» **What you need to do**
Starting at the first line of the listing below, retype each line up to and including the one that contains "Interdepartmental Agency for\\Family". Leave pictures out.

◇ ◇ ◇

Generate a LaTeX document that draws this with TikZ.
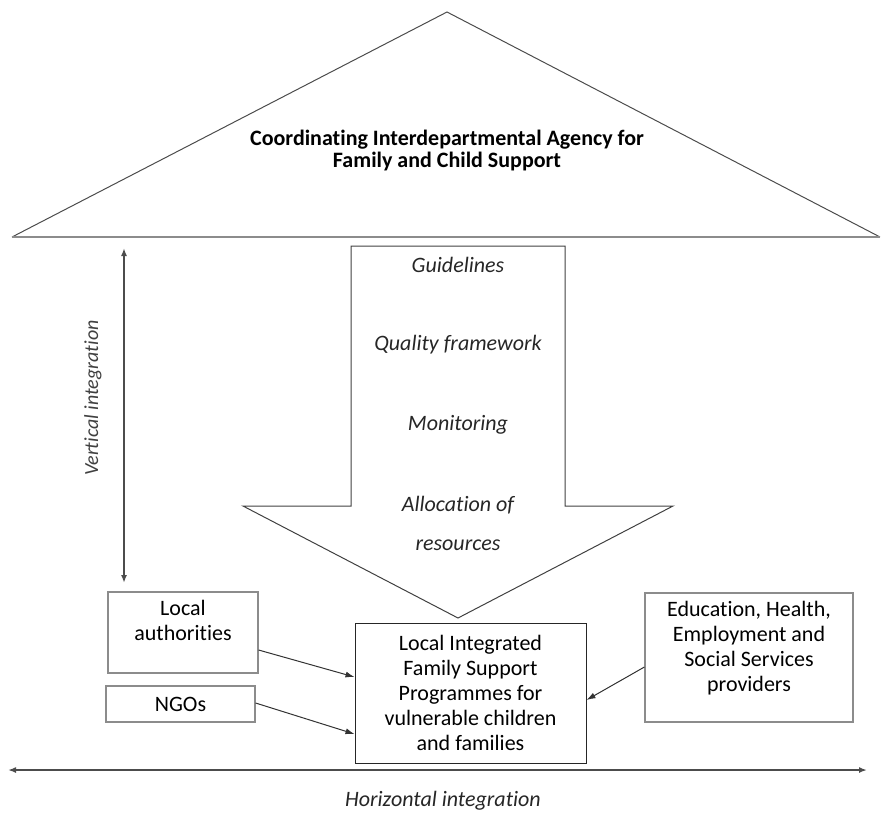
\documentclass[tikz,border=0pt]{standalone}
\usepackage{fontspec}
\setmainfont{Carlito}[Ligatures=NoCommon]
\usetikzlibrary{arrows.meta,positioning}
\begin{document}
\begin{tikzpicture}[x=1pt,y=-1pt,
    txt/.style={font=\fontsize{22}{24.8}\selectfont,align=center,inner sep=0pt},
    flow/.style={txt,font=\fontsize{22}{24.8}\selectfont\itshape,text=black!85},
    greybox/.style={draw=black!45,line width=1.2pt},
    blackbox/.style={draw=black!85,line width=1pt},
    link/.style={-{Latex[length=9pt,width=6pt]},black!80,line width=1pt},
    integ/.style={{Latex[length=8pt,width=6pt]}-{Latex[length=8pt,width=6pt]},black!70,line width=1.6pt}]
  \useasboundingbox (0,0) rectangle (885,812);

  % agency roof
  \coordinate (apex) at (447,12);
  \coordinate (baseL) at (12,237);
  \coordinate (baseR) at (880,237);
  \draw[black!70,line width=1pt] (baseL) -- (apex) -- (baseR);
  \draw[black!45,line width=1.6pt] (baseL) -- (baseR);
  \node[txt,font=\fontsize{22}{22}\selectfont\bfseries] (agency) at (447,151)
    {Coordinating Interdepartmental Agency for\\Family and Child Support};

  % big arrow
  \draw[black!75,line width=1pt] (351,246) -- (565,246) -- (565,506) -- (673,506)
    -- (458,618) -- (243,506) -- (351,506) -- cycle;
  \node[flow] (guide) at (458,265) {Guidelines};
  \node[flow] (quality) at (458,345) {Quality framework};
  \node[flow] (monitor) at (458,425) {Monitoring};
  \node[flow] (alloc) at (458,505) {Allocation of};
  \node[flow] (resource) at (458,545) {resources};

  % boxes
  \node[greybox,minimum width=150,minimum height=81] (la) at (183,632.5) {};
  \node[txt,below=9pt of la.north] (latext) {Local\\authorities};
  \node[greybox,minimum width=149,minimum height=36,txt] (ngo) at (180.5,704) {NGOs};
  \node[blackbox,minimum width=231,minimum height=140,txt] (lif) at (470.5,693)
    {Local Integrated\\Family Support\\Programmes for\\vulnerable children\\and families};
  \node[greybox,minimum width=208,minimum height=129] (edu) at (749,657.5) {};
  \node[txt,below=9pt of edu.north] (edutext)
    {Education, Health,\\Employment and\\Social Services\\providers};

  \draw[link] ([yshift=-17.5pt]la.east) -- ([yshift=16pt]lif.west);
  \draw[link] ([yshift=1pt]ngo.east) -- ([yshift=-41pt]lif.west);
  \draw[link] ([yshift=-9.5pt]edu.west) -- ([yshift=-7pt]lif.east);

  % integration axes
  \coordinate (vtop) at (124,248);
  \coordinate (vbot) at (124,583);
  \draw[integ] (vtop) -- (vbot);
  \node[txt,font=\fontsize{20}{20}\selectfont\itshape,text=black!75,rotate=90] (vlabel) at (93,398)
    {Vertical integration};
  \coordinate (hleft) at (8,770);
  \coordinate (hright) at (867,770);
  \draw[integ] (hleft) -- (hright);
  \node[flow] (hlabel) at (443,801) {Horizontal integration};
\end{tikzpicture}
\end{document}
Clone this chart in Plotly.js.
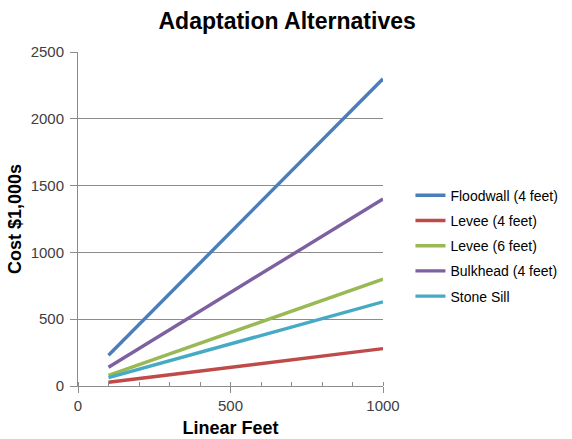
<!DOCTYPE html>
<html>
<head>
<meta charset="utf-8">
<script src="https://cdn.plot.ly/plotly-3.0.1.min.js"></script>
<style>html,body{margin:0;padding:0;background:#fff;}#chart{width:572px;height:439px;}</style>
</head>
<body>
<div id="chart"></div>
<script>
const linearFeet = [100, 1000];
const floodwall = [230, 2300];
const levee4 = [28, 280];
const levee6 = [80, 800];
const bulkhead = [140, 1400];
const stoneSill = [63, 630];
const seriesNames = ['Floodwall (4 feet)', 'Levee (4 feet)', 'Levee (6 feet)', 'Bulkhead (4 feet)', 'Stone Sill'];
const seriesValues = [floodwall, levee4, levee6, bulkhead, stoneSill];
const colors = ['#4a7ebb', '#be4b48', '#98b954', '#7d60a0', '#46aac5'];

const traces = seriesNames.map((n, i) => ({
  x: linearFeet, y: seriesValues[i], name: n, type: 'scatter', mode: 'lines',
  legendgroup: 'g' + i,
  line: {color: colors[i], width: 3.4}
}));

const layout = {
  width: 572, height: 439,
  margin: {l: 78, r: 189, t: 52, b: 53, autoexpand: false},
  paper_bgcolor: '#fff', plot_bgcolor: '#fff',
  font: {family: 'Liberation Sans, Arial, sans-serif', size: 15, color: '#404040'},
  title: {text: '<b>Adaptation Alternatives</b>', x: 0.502, xanchor: 'center', y: 0.953, yanchor: 'middle',
          xref: 'container', font: {size: 23, color: '#000'}},
  xaxis: {
    range: [0, 1000], tickvals: [0, 500, 1000], showgrid: false, zeroline: false,
    showline: true, linecolor: '#8c8c8c', linewidth: 1,
    ticks: 'outside', ticklen: 6, tickcolor: '#8c8c8c',
    minor: {dtick: 100, ticks: 'inside', ticklen: 4, tickcolor: '#8c8c8c', showgrid: false},
    title: {text: '<b>Linear Feet</b>', font: {size: 18, color: '#000'}, standoff: 8},
    tickfont: {size: 15, color: '#404040'}
  },
  yaxis: {
    range: [0, 2500], dtick: 500, showgrid: true, gridcolor: '#8c8c8c', gridwidth: 1,
    zeroline: false, showline: true, linecolor: '#8c8c8c', linewidth: 1,
    ticks: 'outside', ticklen: 7, tickcolor: '#8c8c8c', ticklabelstandoff: 3,
    title: {text: '<b>Cost $1,000s</b>', font: {size: 18, color: '#000'}, standoff: 4},
    tickfont: {size: 15, color: '#404040'}
  },
  legend: {x: 1.09, y: 0.42, xanchor: 'left', yanchor: 'middle',
           font: {size: 14, color: '#000'}, traceorder: 'grouped', tracegroupgap: 4, itemwidth: 30,
           bgcolor: 'rgba(0,0,0,0)'},
  showlegend: true
};

Plotly.newPlot('chart', traces, layout, {displayModeBar: false, staticPlot: true});
</script>
</body>
</html>
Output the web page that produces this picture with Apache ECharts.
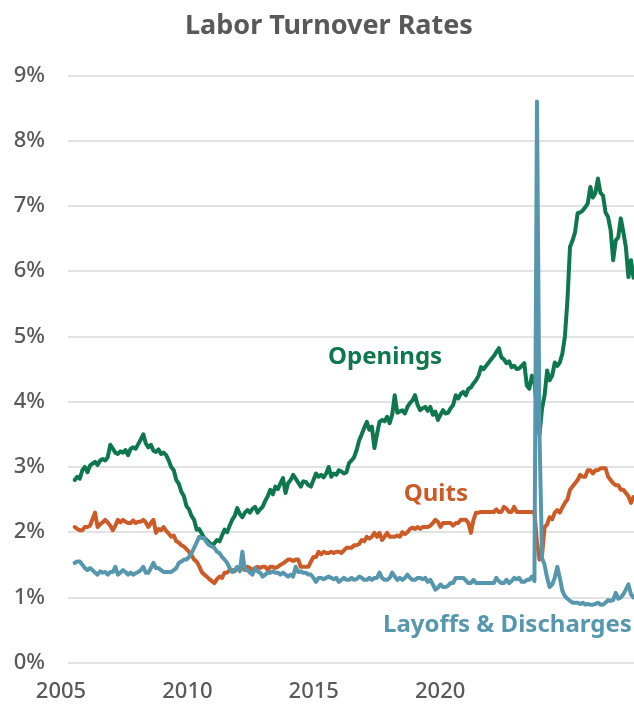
<!DOCTYPE html>
<html>
<head>
<meta charset="utf-8">
<script src="https://cdn.jsdelivr.net/npm/echarts@6/dist/echarts.min.js"></script>
<style>
html,body{margin:0;padding:0;background:#fff;}
#chart{width:634px;height:713px;}
</style>
</head>
<body>
<div id="chart"></div>
<script>
// Monthly rates (%), Jan 2005 .. May 2023
const startYear = 2005;
const openings = [
  2.80,2.85,2.82,2.95,3.00,2.92,3.02,3.05,3.08,3.03,3.10,3.12,
  3.10,3.15,3.34,3.28,3.22,3.20,3.24,3.22,3.26,3.18,3.28,3.30,
  3.28,3.35,3.42,3.50,3.36,3.30,3.34,3.25,3.23,3.27,3.20,3.22,
  3.18,3.10,3.00,2.95,2.80,2.74,2.62,2.55,2.40,2.35,2.25,2.19,
  2.04,2.05,1.98,1.91,1.88,1.84,1.80,1.83,1.88,1.86,1.95,2.04,
  2.00,2.10,2.19,2.25,2.37,2.28,2.23,2.30,2.34,2.30,2.36,2.39,
  2.30,2.35,2.39,2.48,2.55,2.65,2.58,2.70,2.66,2.75,2.83,2.60,
  2.75,2.80,2.88,2.82,2.76,2.70,2.78,2.77,2.72,2.70,2.80,2.90,
  2.85,2.88,2.84,2.90,3.00,2.85,2.90,2.88,2.95,2.93,2.90,2.92,
  3.06,3.10,3.15,3.26,3.41,3.50,3.60,3.69,3.57,3.62,3.29,3.50,
  3.69,3.72,3.70,3.77,3.67,3.80,4.10,3.83,3.85,3.87,3.82,3.92,
  3.98,4.02,4.10,3.95,3.87,3.90,3.92,3.86,3.92,3.80,3.85,3.72,
  3.80,3.87,3.82,3.83,3.90,3.95,4.10,4.05,4.12,4.15,4.10,4.20,
  4.22,4.28,4.33,4.40,4.53,4.50,4.55,4.60,4.65,4.70,4.76,4.82,
  4.68,4.65,4.59,4.62,4.53,4.55,4.50,4.51,4.55,4.59,4.25,4.20,
  4.40,4.30,3.90,3.50,3.90,4.10,4.48,4.33,4.40,4.60,4.55,4.60,
  4.74,5.00,5.56,6.37,6.47,6.60,6.89,6.90,6.93,6.98,7.04,7.29,
  7.13,7.20,7.42,7.20,7.16,6.90,6.83,6.63,6.17,6.47,6.52,6.81,
  6.60,6.37,5.91,6.17,5.90
];
const quits = [
  2.08,2.05,2.03,2.03,2.08,2.08,2.10,2.20,2.30,2.08,2.12,2.15,
  2.19,2.15,2.10,2.03,2.10,2.19,2.15,2.19,2.16,2.14,2.14,2.18,
  2.14,2.16,2.16,2.19,2.15,2.08,2.14,2.19,1.99,2.05,2.03,2.08,
  2.02,1.98,1.93,1.95,1.86,1.84,1.80,1.78,1.74,1.70,1.65,1.58,
  1.55,1.48,1.39,1.35,1.32,1.28,1.25,1.22,1.28,1.32,1.30,1.38,
  1.38,1.42,1.42,1.40,1.45,1.42,1.46,1.42,1.47,1.45,1.42,1.45,
  1.47,1.45,1.47,1.47,1.42,1.47,1.47,1.45,1.47,1.50,1.52,1.55,
  1.58,1.58,1.56,1.58,1.58,1.47,1.47,1.47,1.47,1.55,1.62,1.62,
  1.70,1.66,1.70,1.68,1.68,1.70,1.68,1.70,1.70,1.68,1.72,1.76,
  1.76,1.76,1.80,1.80,1.82,1.88,1.86,1.93,1.90,1.93,1.99,1.93,
  1.99,1.88,1.93,1.99,1.93,1.93,1.93,1.95,1.93,2.00,1.97,2.00,
  2.05,2.07,2.05,2.08,2.05,2.08,2.08,2.08,2.10,2.14,2.19,2.16,
  2.08,2.14,2.14,2.14,2.14,2.10,2.14,2.14,2.19,2.19,2.19,2.14,
  1.99,2.19,2.30,2.30,2.31,2.31,2.31,2.31,2.31,2.31,2.35,2.31,
  2.31,2.39,2.36,2.31,2.31,2.39,2.31,2.31,2.31,2.31,2.31,2.31,
  2.31,2.31,1.85,1.58,1.65,2.08,2.12,2.23,2.20,2.30,2.34,2.30,
  2.38,2.45,2.50,2.65,2.70,2.75,2.80,2.88,2.85,2.85,2.95,2.95,
  2.90,2.95,2.95,2.98,2.98,2.98,2.85,2.80,2.75,2.72,2.72,2.65,
  2.65,2.60,2.55,2.45,2.54
];
const layoffs = [
  1.53,1.55,1.55,1.50,1.45,1.42,1.45,1.42,1.38,1.35,1.40,1.38,
  1.39,1.35,1.39,1.39,1.47,1.35,1.38,1.42,1.39,1.35,1.38,1.35,
  1.37,1.39,1.42,1.47,1.38,1.38,1.45,1.53,1.45,1.45,1.42,1.39,
  1.39,1.39,1.39,1.42,1.45,1.53,1.55,1.58,1.58,1.62,1.68,1.76,
  1.84,1.93,1.91,1.91,1.84,1.80,1.78,1.76,1.70,1.68,1.62,1.58,
  1.53,1.45,1.39,1.42,1.47,1.40,1.70,1.42,1.42,1.38,1.35,1.45,
  1.40,1.38,1.32,1.35,1.38,1.38,1.40,1.38,1.38,1.35,1.38,1.35,
  1.32,1.35,1.32,1.47,1.39,1.40,1.38,1.38,1.35,1.35,1.30,1.24,
  1.30,1.30,1.28,1.30,1.32,1.30,1.28,1.30,1.24,1.27,1.30,1.27,
  1.27,1.30,1.27,1.28,1.32,1.30,1.27,1.27,1.30,1.27,1.30,1.30,
  1.38,1.30,1.27,1.27,1.30,1.38,1.32,1.27,1.30,1.27,1.30,1.35,
  1.30,1.27,1.27,1.30,1.30,1.28,1.30,1.24,1.27,1.20,1.12,1.15,
  1.20,1.16,1.16,1.18,1.22,1.22,1.30,1.30,1.30,1.30,1.26,1.22,
  1.22,1.27,1.22,1.22,1.22,1.22,1.22,1.22,1.22,1.22,1.30,1.25,
  1.22,1.22,1.27,1.22,1.25,1.30,1.28,1.30,1.24,1.24,1.27,1.27,
  1.32,1.25,8.60,3.50,1.60,1.50,1.30,1.16,1.20,1.30,1.47,1.30,
  1.10,1.02,0.98,0.95,0.92,0.92,0.92,0.90,0.92,0.89,0.90,0.89,
  0.89,0.90,0.92,0.89,0.89,0.92,0.96,0.95,0.96,1.07,0.98,1.00,
  1.05,1.12,1.20,1.05,1.00
];
const seriesNames = ['Openings', 'Quits', 'Layoffs & Discharges'];
const seriesColors = ['#0E774D', '#CB5B27', '#5797AD'];
const yTickValues = [0,1,2,3,4,5,6,7,8,9];
const xTickValues = [2005, 2010, 2015, 2020];
// label anchor positions in data units: [month index, rate]
const labelAnchors = [[122.2, 4.68], [142.2, 2.59], [121.4, 0.57]];

const FONT = 'Noto Sans';
const grey = '#595959';
const toPairs = arr => arr.map((v, i) => [i, v]);
const allData = [openings, quits, layoffs];

const chart = echarts.init(document.getElementById('chart'), null, {renderer: 'canvas'});
chart.setOption({
  animation: false,
  backgroundColor: '#ffffff',
  title: {
    text: 'Labor Turnover Rates',
    left: 180, top: 8,
    textStyle: {fontFamily: FONT, fontSize: 27, fontWeight: 'bold', color: grey}
  },
  grid: [
    {left: 68, right: 0, top: 75.5, bottom: 50.3},
    {left: 0, right: 0, top: 75.5, bottom: 50.3}
  ],
  xAxis: [
    {
      type: 'value', gridIndex: 0, min: -2.64, max: 220.2,
      axisLine: {show: false}, axisTick: {show: false},
      axisLabel: {show: false}, splitLine: {show: false}
    },
    {
      type: 'value', gridIndex: 1, min: 2002.586, max: 2027.67,
      axisLine: {show: false}, axisTick: {show: false}, splitLine: {show: false},
      axisLabel: {
        customValues: xTickValues,
        formatter: v => String(v),
        fontFamily: FONT, fontSize: 22, fontWeight: 500, color: grey, margin: 18
      }
    }
  ],
  yAxis: [
    {
      type: 'value', gridIndex: 0, min: 0, max: 9, interval: 1,
      axisLine: {show: false}, axisTick: {show: false},
      axisLabel: {
        formatter: v => v + '%',
        fontFamily: FONT, fontSize: 22, fontWeight: 500, color: grey, margin: 23
      },
      splitLine: {lineStyle: {color: '#D9D9D9', width: 1.5}}
    },
    {
      type: 'value', gridIndex: 1, min: 0, max: 1, show: false
    }
  ],
  series: allData.map((arr, k) => ({
    name: seriesNames[k],
    type: 'line',
    xAxisIndex: 0, yAxisIndex: 0,
    data: toPairs(arr),
    showSymbol: false,
    symbol: 'none',
    smooth: false,
    lineStyle: {color: seriesColors[k], width: 4, join: 'round', cap: 'round'},
    itemStyle: {color: seriesColors[k]},
    z: 2 + k,
    markPoint: {
      symbol: 'circle', symbolSize: 0,
      silent: true,
      data: [{
        coord: labelAnchors[k],
        label: {
          show: true,
          formatter: seriesNames[k],
          position: k === 2 ? 'right' : 'inside',
          distance: 0,
          fontFamily: FONT, fontSize: 24, fontWeight: 'bold',
          color: seriesColors[k]
        }
      }]
    }
  }))
});
</script>
</body>
</html>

◇ ◇ ◇

» **Written solution**
Generate a LaTeX document that draws this with TikZ.
\documentclass[tikz,border=0pt]{standalone}
\usepackage{fontspec}
\setmainfont{Carlito}[Ligatures=NoCommon]
\usetikzlibrary{arrows.meta,positioning}
\begin{document}
\begin{tikzpicture}[x=1pt,y=-1pt,
    txt/.style={font=\fontsize{22}{24.8}\selectfont,align=center,inner sep=0pt},
    flow/.style={txt,font=\fontsize{22}{24.8}\selectfont\itshape,text=black!85},
    greybox/.style={draw=black!45,line width=1.2pt},
    blackbox/.style={draw=black!85,line width=1pt},
    link/.style={-{Latex[length=9pt,width=6pt]},black!80,line width=1pt},
    integ/.style={{Latex[length=8pt,width=6pt]}-{Latex[length=8pt,width=6pt]},black!70,line width=1.6pt}]
  \useasboundingbox (0,0) rectangle (885,812);

  % agency roof
  \coordinate (apex) at (447,12);
  \coordinate (baseL) at (12,237);
  \coordinate (baseR) at (880,237);
  \draw[black!70,line width=1pt] (baseL) -- (apex) -- (baseR);
  \draw[black!45,line width=1.6pt] (baseL) -- (baseR);
  \node[txt,font=\fontsize{22}{22}\selectfont\bfseries] (agency) at (447,151)
    {Coordinating Interdepartmental Agency for\\Family and Child Support};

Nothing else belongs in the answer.